Area Development
Six million cargo containers from around the world pass through our nation's seaports every year according to Stephen Flynn, former Coast Guard commander and senior fellow at the Council on Foreign Relations. Some of these containers may hold illegal drugs; explosives; chemical, biological, or radiological weapons; and illegal aliens. The Department of Homeland Security's (DHS) Customs and Border Protection (CBP) unit is charged with the critical task of determining if these items are present in shipping containers. Container inspection must be swift and accurate so port facilities operate efficiently without creating an ever-growing backlog of containers awaiting screening.

Security actually begins hundreds or thousands of miles away from American coasts with the Container Security Initiative (CSI). U.S. Customs and Border Protection agents work with their foreign counterparts to conduct inspections of high-risk cargo containers worldwide at approximately 40 foreign seaports. Inspection occurs before the containers are loaded onto ships bound for the United States.

Deploying Technology
To speed deployment of technology, whenever possible, it is adapted from other uses. For example, video-equipped submersibles - essentially underwater robots - are used to detect threats under harbor waters, such as explosives attached to ship hulls. These submersibles have been adapted from submersibles developed for other uses, such as ocean fish farming and marine biology research.

The primary need is for methods to rapidly inspect cargo containers for illegal or hazardous contents. The DHS Transportation Security Laboratory (TSL) in Atlantic City, N.J., is focused on meeting this need. Its Container Security Test Bed (CSTB) is an outdoor laboratory allowing researchers from government, academia, and industry to develop ways to detect threats by analyzing the air inside cargo containers. The CSTB handles the containers the same way they would be offloaded from a ship.

The CSTB uses sensors such as gas chromatographs and mass spectrometers originally developed for chemical and pharmaceutical manufacturing and for space exploration (such as robot probes that have inspected the surface of Mars). You may have seen carry-on bags being wiped with small swatches of cloth that are then placed into a "black box" for analysis. These sensors can detect trace amounts of explosives, drugs, or other illegal substances. Sensors called Advanced Spectroscopic Portals (ASP) designed to detect radiation can protect seaports from nuclear threats.
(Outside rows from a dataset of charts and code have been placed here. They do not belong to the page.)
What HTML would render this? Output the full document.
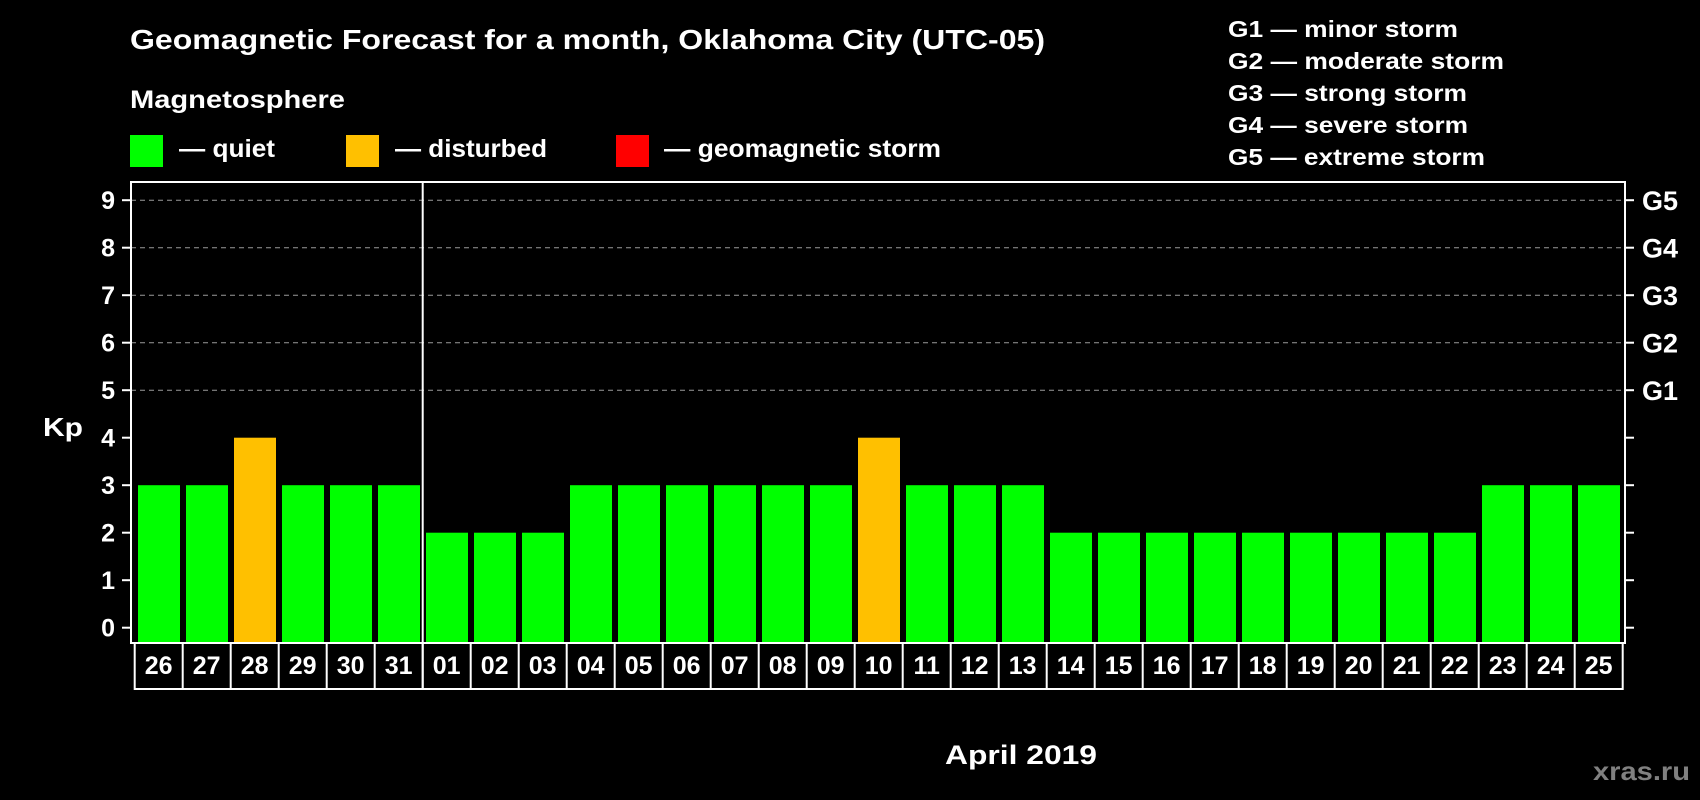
<!DOCTYPE html>
<html><head><meta charset="utf-8"><style>
html,body{margin:0;padding:0;background:#000;}
svg{display:block;font-family:"Liberation Sans",Arial,sans-serif;font-weight:bold;}
</style></head><body>
<svg id="chart" width="1700" height="800" viewBox="0 0 1700 800" xmlns="http://www.w3.org/2000/svg">
<rect x="0" y="0" width="1700" height="800" fill="#000"/>
<text x="130" y="49" fill="#fff" font-size="28" textLength="915" lengthAdjust="spacingAndGlyphs">Geomagnetic Forecast for a month, Oklahoma City (UTC-05)</text>
<text x="130" y="108" fill="#fff" font-size="25" textLength="215" lengthAdjust="spacingAndGlyphs">Magnetosphere</text>
<rect x="130" y="135" width="33" height="32" fill="#00ff00"/>
<text x="179" y="157" fill="#fff" font-size="25" textLength="96" lengthAdjust="spacingAndGlyphs">— quiet</text>
<rect x="346" y="135" width="33" height="32" fill="#ffc000"/>
<text x="395" y="157" fill="#fff" font-size="25" textLength="152" lengthAdjust="spacingAndGlyphs">— disturbed</text>
<rect x="616" y="135" width="33" height="32" fill="#ff0000"/>
<text x="664" y="157" fill="#fff" font-size="25" textLength="277" lengthAdjust="spacingAndGlyphs">— geomagnetic storm</text>
<g fill="#fff" font-size="23">
<text x="1228" y="37" textLength="230" lengthAdjust="spacingAndGlyphs">G1 — minor storm</text>
<text x="1228" y="69" textLength="276" lengthAdjust="spacingAndGlyphs">G2 — moderate storm</text>
<text x="1228" y="101" textLength="239" lengthAdjust="spacingAndGlyphs">G3 — strong storm</text>
<text x="1228" y="133" textLength="240" lengthAdjust="spacingAndGlyphs">G4 — severe storm</text>
<text x="1228" y="165" textLength="257" lengthAdjust="spacingAndGlyphs">G5 — extreme storm</text>
</g>
<text x="43" y="436" fill="#fff" font-size="26" textLength="40" lengthAdjust="spacingAndGlyphs">Kp</text>
<text x="945" y="764" fill="#fff" font-size="27" textLength="152" lengthAdjust="spacingAndGlyphs">April 2019</text>
<text x="1593" y="780" fill="#808080" font-size="26" textLength="97" lengthAdjust="spacingAndGlyphs">xras.ru</text>
<g id="grid"></g><g id="bars"></g><g id="axes"></g>
</svg>
<script>
const days = ["26","27","28","29","30","31","01","02","03","04","05","06","07","08","09","10","11","12","13","14","15","16","17","18","19","20","21","22","23","24","25"];
const kp = [3,3,4,3,3,3,2,2,2,3,3,3,3,3,3,4,3,3,3,2,2,2,2,2,2,2,2,2,3,3,3];
const yTicks = ["0","1","2","3","4","5","6","7","8","9"];
const gLabels = ["G1","G2","G3","G4","G5"];
const monthStartIndex = 6;

const NS = "http://www.w3.org/2000/svg";
const plotL = 131, plotR = 1625, plotT = 182, plotB = 643;
const y0 = 627.7, unit = 47.5;
const step = 48, barStart = 138, barW = 42, cellStart = 134.7;
function yScale(v){ return y0 - unit*v; }
function xBar(i){ return barStart + i*step; }
function xCell(i){ return cellStart + i*step; }
function mk(tag, attrs, parent){
  const e = document.createElementNS(NS, tag);
  for (const k in attrs) e.setAttribute(k, attrs[k]);
  parent.appendChild(e); return e;
}
function color(v){ return v >= 5 ? "#ff0000" : (v >= 4 ? "#ffc000" : "#00ff00"); }
const grid = document.getElementById("grid"), bars = document.getElementById("bars"), axes = document.getElementById("axes");

yTicks.forEach((t, i) => {
  const v = +t, y = yScale(v);
  if (v >= 5) {
    const g = mk("line", {x1: plotL, x2: plotR, y1: y, y2: y, stroke: "#9a9a9a", "stroke-width": 1, "stroke-dasharray": "5,4"}, grid);
    
    
  }
  const tl = mk("line", {x1: plotL - 9, x2: plotL, y1: y, y2: y, stroke: "#fff", "stroke-width": 2}, axes);
  
  
  const tr = mk("line", {x1: plotR, x2: plotR + 9, y1: y, y2: y, stroke: "#fff", "stroke-width": 2}, axes);
  
  
  const lab = mk("text", {x: 115, y: y + 9, fill: "#fff", "font-size": 25, "text-anchor": "end"}, axes);
  lab.textContent = t;
  
  
});
gLabels.forEach((g, i) => {
  const y = yScale(5 + i);
  const lab = mk("text", {x: 1642, y: y + 10, fill: "#fff", "font-size": 27}, axes);
  lab.textContent = g;
  
  
});

kp.forEach((v, i) => {
  const r = mk("rect", {x: xBar(i), y: yScale(v), width: barW, height: plotB - yScale(v), fill: color(v)}, bars);
  
  
});

const frame = mk("rect", {x: plotL, y: plotT, width: plotR - plotL, height: plotB - plotT, fill: "none", stroke: "#fff", "stroke-width": 2}, axes);



const rowT = plotB, rowB = 689;
const row = mk("rect", {x: cellStart, y: rowT, width: xCell(days.length) - cellStart, height: rowB - rowT, fill: "none", stroke: "#fff", "stroke-width": 2}, axes);


days.forEach((d, i) => {
  if (i > 0) {
    const ln = mk("line", {x1: xCell(i), x2: xCell(i), y1: rowT, y2: rowB, stroke: "#fff", "stroke-width": 2}, axes);
    
    
  }
  const t = mk("text", {x: xCell(i) + step/2, y: 674, fill: "#fff", "font-size": 25, "text-anchor": "middle"}, axes);
  t.textContent = d;
  
  
});
const md = mk("line", {x1: xCell(monthStartIndex), x2: xCell(monthStartIndex), y1: plotT, y2: rowB, stroke: "#fff", "stroke-width": 2}, axes);


</script>
</body></html>
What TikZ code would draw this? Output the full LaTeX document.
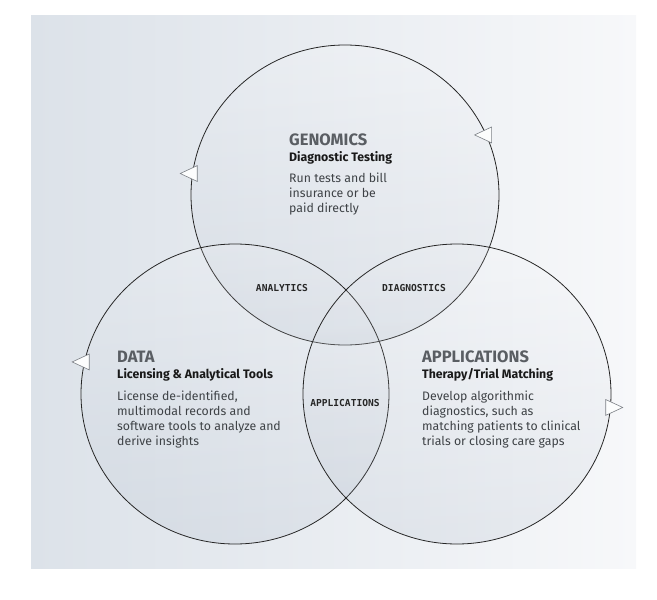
\documentclass[tikz,border=0pt]{standalone}
\usepackage{fontspec}
\setmainfont{Fira Sans}
\newfontfamily\lensfont{DejaVu Sans Mono}
\usepackage{tikz}
\usetikzlibrary{positioning,shapes.geometric}
\definecolor{bgLeft}{HTML}{DCE2E9}
\definecolor{bgRight}{HTML}{F7F8FA}
\definecolor{ringTint}{HTML}{8A9AB0}
\definecolor{headGray}{HTML}{5A5E63}
\definecolor{bodyGray}{HTML}{3E4246}
\definecolor{tipGray}{HTML}{7C8086}

\begin{document}
\begin{tikzpicture}[x=1pt, y=-1pt,
  ring/.style={ellipse, draw=black!85, line width=0.8pt, minimum width=308pt, minimum height=300pt, inner sep=0pt, top color=white, bottom color=ringTint, fill opacity=0.13},
  head/.style={anchor=base west, inner sep=0pt, font=\fontsize{16.5}{18}\selectfont\bfseries, text=headGray},
  sub/.style={anchor=base west, inner sep=0pt, font=\fontsize{12.3}{14}\selectfont\bfseries, text=black!90},
  body/.style={anchor=base west, inner sep=0pt, font=\fontsize{12.3}{15}\selectfont, text=bodyGray, align=left},
  lens/.style={inner sep=0pt, font=\fontsize{9.6}{11}\selectfont\lensfont\bfseries, text=black!85},
  tip/.style={isosceles triangle, isosceles triangle apex angle=50, minimum height=17pt, inner sep=0pt, draw=tipGray, fill=white!92!bgLeft, line width=0.6pt}
]
\useasboundingbox (0,0) rectangle (657,600);
\fill[left color=bgLeft, right color=bgRight] (31,15) rectangle (636,568);

% Rings
\node[ring] (gen) at (345,195) {};
\node[ring] (dat) at (235,394) {};
\node[ring] (app) at (457,394) {};

% Direction tips on the rings
\node[tip, shape border rotate=172] (genTipL) at (gen.172) {};
\node[tip, shape border rotate=188] (genTipR) at (gen.23) {};
\node[tip, shape border rotate=180] (datTip) at (dat.168) {};
\node[tip, shape border rotate=3] (appTip) at (app.-5) {};

% Genomics (body node base = its last line)
\node[head] (genHead) at (289,145) {GENOMICS};
\node[sub] (genSub) at ([yshift=-16.5pt]genHead.base west) {Diagnostic Testing};
\node[body] (genBody) at ([yshift=-50.5pt]genSub.base west) {Run tests and bill\\insurance or be\\paid directly};

% Data
\node[head] (datHead) at (117,362.5) {DATA};
\node[sub] (datSub) at ([yshift=-16pt]datHead.base west) {Licensing \& Analytical Tools};
\node[body] (datBody) at ([yshift=-67pt]datSub.base west) {License de-identified,\\multimodal records and\\software tools to analyze and\\derive insights};

% Applications
\node[head] (appHead) at (422,362) {APPLICATIONS};
\node[sub] (appSub) at ([yshift=-16.5pt]appHead.base west) {Therapy/Trial Matching};
\node[body] (appBody) at ([yshift=-67pt]appSub.base west) {Develop algorithmic\\diagnostics, such as\\matching patients to clinical\\trials or closing care gaps};

% Overlaps
\node[lens] (lensAna) at (282,288) {ANALYTICS};
\node[lens] (lensDia) at (414,288) {DIAGNOSTICS};
\node[lens] (lensApp) at (345,403) {APPLICATIONS};
\end{tikzpicture}
\end{document}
Container inspections must be rapid if ports are to operate efficiently. There are two challenges in developing and using these sensors successfully. The first is getting a representative sample of the air from inside the container to the sensor. This can be done through container air vents. This air sample will then pass through a series of sensors for analysis. The results are transmitted to a remote human inspector for review.

To meet the second challenge, the Massachusetts Institute of Technology and Lincoln Labs developed the CSTB to evaluate sensors under real-world conditions, replicating both rapidly screening items in shipping containers and standard ship unloading operations. Sensors must survive the container being hoisted from the ship, moved over, and lowered - often slammed down - onto the pier. Few crane operators have the deft touch that crane operator Tom Cruise did in the movie "War of the Worlds."

According to U.S. Commissioner of Customs Robert Bonner, just one terrorist incident involving shipping containers could shut down global trade. Customs' top priority is counter-terrorism, Bonner says. Results have been worth the effort. The CBP has successfully warded off terrorist threats.